Русские в Латинском квартале живут или в отелях, или в chambres garnies.[12] В других частях Парижа живут еще в так называемых «пансионах», т. е. в меблированных квартирах, при которых устроен общий столовый зал, а иногда и большая приемная комната вроде гостиной. Тут платится огулом за все: за квартиру, стол, белье, прислугу и чай или кофе. Житье в таких «пансионах» нельзя назвать особенно неудобным: у каждого жильца есть своя независимая комната и, кроме того, есть две общие комнаты, которыми он может пользоваться наравне с прочими жильцами. Но тут нужно в определенный час брать свой кофе, в определенный час завтракать или обедать и возвращаться ночью домой непременно одному или, по крайней мере, как говорится здесь — «в одном поле». Два же пола вместе нетерпимы; а это стесняет человека, приехавшего в Париж с тем, чтобы пожить в свое удовольствие. Вообще в этих «пансионах» есть действительно очень много «пансионского», и из русских в них живут почти только одни одинокие женщины. Житье такого рода не в нравах русского латинца.
Более всего русских живет всегда в большом отеле Corneille против театра Одеон. Об этом отеле досужие русские люди тогдашних времен говорили, что это приют шпионов, следящих за русскими; но тогда была такая пора, когда не нужно было никаких оснований, чтобы объявить кого бы то ни было шпионом. Под кличками шпионов целые годы были известны имена честных людей, и, по чьему-то счастливому замечанию, тогда только одни настоящие шпионы слыли часто за честных людей и мучеников или оставались навсегда неизвестными. Чтобы заслужить эту кличку, не требовалось никакого повода, и я не знаю, есть ли какое-нибудь основание для такой репутация отеля Корнеля: я даже думаю, что это вздор и что на это нет никаких оснований. Я не видел ничего шпионского в этом отеле, да и вообще не ощущал нигде стесняющего присутствия русских политических шпионов, а между теми, которых так нагло обзывали этим именем, напротив, знал очень много честнейших людей. Этим именем звали некоего Артура Бенни, высланного впоследствии, по решению сената, за пределы государства за передержательство у себя в течение дня эмигранта Василия Кельсиева, и это же имя усиливаются ныне приснастить к имени самого В. Кельсиева, потому только, что мелким, безнатурным людям резонирующего нигилизма непонятно, как этот искренний человек, с глубокою натурою, мог сознать свои заблуждения и почему он, стосковавшись по России, вверил судьбу свою великодушию простившего его Государя. Им нужно замарать честное имя Кельсиева, и они распускают слух, что пребывание Кельсиева за границею было просто соглядатайство. Но возвращаемся к своему предмету. Затем множество русских живут здесь и в других, меньших отелях всего Латинского квартала. Остальные занимают комнаты у съемщиц квартир, или, по-нашему, «квартирных хозяек». Я жил таким именно образом, и нахожу его самым удобным во всех решительно отношениях.

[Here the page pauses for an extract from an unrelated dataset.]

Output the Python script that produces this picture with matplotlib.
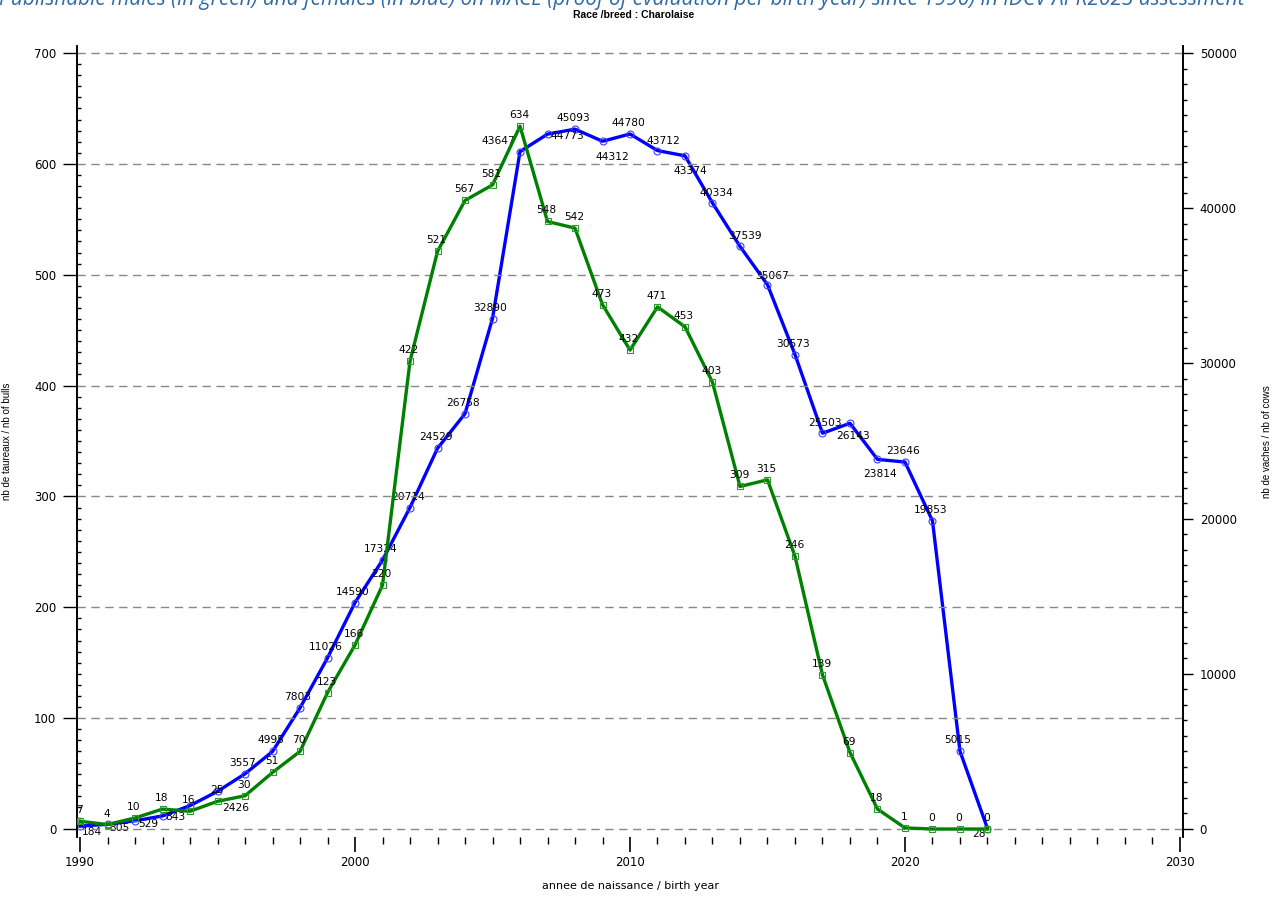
import matplotlib
matplotlib.use("Agg")
import matplotlib.pyplot as plt
from matplotlib.ticker import MultipleLocator

# birth years
years = list(range(1990, 2024))
# nb of bulls (green, left axis)
bulls = [7, 4, 10, 18, 16, 25, 30, 51, 70, 123, 166, 220, 422, 521, 567, 581, 634,
         548, 542, 473, 432, 471, 453, 403, 309, 315, 246, 139, 69, 18, 1, 0, 0, 0]
# nb of cows (blue, right axis)
cows = [184, 305, 529, 843, 1510, 2426, 3557, 4995, 7803, 11026, 14590, 17324, 20714,
        24529, 26758, 32890, 43647, 44773, 45093, 44312, 44780, 43712, 43374, 40334,
        37539, 35067, 30573, 25503, 26143, 23814, 23646, 19853, 5015, 28]
cow_labels = [str(v) for v in cows]
cow_labels[4] = ""   # label hidden in the original

# label offsets (pixels) where the blue label is not just above the point
blue_off = {1990: (12, -6), 1991: (12, -4), 1992: (13, -3), 1993: (13, -1),
            1995: (18, -17), 2006: (-22, 11), 2007: (20, -2), 2009: (10, -16),
            2011: (6, 10), 2012: (5, -15), 2013: (4, 10), 2014: (5, 10), 2015: (5, 9),
            2017: (3, 10), 2018: (3, -13), 2019: (3, -15), 2023: (-9, -5)}

title_top = ("Publishable males (in green) and females (in blue) on MACE (proof of evaluation "
             "per birth year) since 1990) in IDCV APR2023 assessment")

fig = plt.figure(figsize=(12.76, 8.97), dpi=100)
ax = fig.add_axes([77/1276, 60/897, 1106/1276, 791/897])
ax2 = ax.twinx()

green = "#008000"
blue = "#0000ff"

ax2.plot(years, cows, color=blue, lw=2.4, marker="o", ms=5, mfc="none",
         mec="#3d3dff", mew=0.8, zorder=3)
ax.plot(years, bulls, color=green, lw=2.4, marker="s", ms=5, mfc="none",
        mec="#2a9a2a", mew=0.8, zorder=3)

ax.set_zorder(ax2.get_zorder() + 1)
ax.patch.set_visible(False)

for yr, v in zip(years, bulls):
    ax.annotate(str(v), (yr, v), xytext=(-1, 11), textcoords="offset pixels",
                ha="center", va="center", fontsize=7.7, color="black", zorder=5)
for yr, v, lab in zip(years, cows, cow_labels):
    off = blue_off.get(yr, (-2, 11))
    ax2.annotate(lab, (yr, v), xytext=off, textcoords="offset pixels",
                 ha="center", va="center", fontsize=7.7, color="black", zorder=5)

ax.set_xlim(1989.89, 2030.11)
ax.set_ylim(-7.2, 706.3)
ax2.set_ylim(-7.2 / 700 * 50000, 706.3 / 700 * 50000)

for a in (ax, ax2):
    a.spines["top"].set_visible(False)
    a.spines["bottom"].set_visible(False)
    a.spines["left"].set_linewidth(1.2)
    a.spines["right"].set_linewidth(1.2)

ax.xaxis.set_major_locator(MultipleLocator(10))
ax.xaxis.set_minor_locator(MultipleLocator(1))
ax.yaxis.set_major_locator(MultipleLocator(100))
ax.yaxis.set_minor_locator(MultipleLocator(10))
ax2.yaxis.set_major_locator(MultipleLocator(10000))
ax2.yaxis.set_minor_locator(MultipleLocator(1000))

ax.tick_params(axis="x", which="major", direction="out", length=11, width=1.2,
               labelsize=8.5, pad=3)
ax.tick_params(axis="x", which="minor", direction="out", length=5, width=1)
ax.tick_params(axis="y", which="major", direction="out", length=10, width=1,
               labelsize=8.5, pad=5)
ax.tick_params(axis="y", which="minor", direction="in", length=3, width=1)
ax2.tick_params(axis="y", which="major", direction="out", length=7, width=1,
                labelsize=8.5, pad=5)
ax2.tick_params(axis="y", which="minor", direction="out", length=3, width=1)

ax.grid(axis="y", which="major", color="#888888", lw=1, linestyle=(0, (6, 4)))
ax.set_axisbelow(True)

ax.set_xlabel("annee de naissance / birth year", fontsize=8, va="center")
ax.xaxis.set_label_coords(0.5, -0.062)
ax.set_ylabel("nb de taureaux / nb of bulls", fontsize=7, family="Liberation Sans")
ax.yaxis.set_label_coords(-0.059, 0.5)
ax2.set_ylabel("nb de vaches / nb of cows", fontsize=7, family="Liberation Sans")
ax2.yaxis.set_label_coords(1.071, 0.5)

fig.text(634/1276, 1 - 15/897, "Race /breed : Charolaise", ha="center", va="center",
         fontsize=7.5, fontweight="bold", family="Liberation Sans")
fig.text(-0.001, 1.0, title_top, ha="left", va="center", fontsize=15,
         style="italic", color="#2f6aa6", family="Open Sans")

fig.savefig("out.png", dpi=100)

За комнату, чисто и удобно мебелированную, с мягкой и всегда опрятной постелью наши русские обыкновенно платят от 30 до 40 франков в месяц (т. е. от 7 до 10 рублей). В такой комнате всегда есть двуспальная кровать с двумя матрацами, жесткими с испода и мягкими сверху, и с пологом; комод, шифоньерка с выдвижною доскою для письма (секретарь); два шкафа в самой стене, один с полками, другой с вешалками; шесть стульев, два кресла, бронзовые часы на камине (которые, однако, очень часто не ходят); умывальник на столике из серого мрамора и такой же ночной столик со всеми удобствами у кровати: подсвечники, чернильница и даже пресс-папье и различные фарфоровые и бронзовые безделушки для письменного стола или для женского туалета. Всегда все рассчитано на парочку, ибо почти каждый парижский студент всегда живет с гризетой: швеей, корсетницей, перчаточницей или цветочницей. В Париже понимают, что не благо быть человеку одному.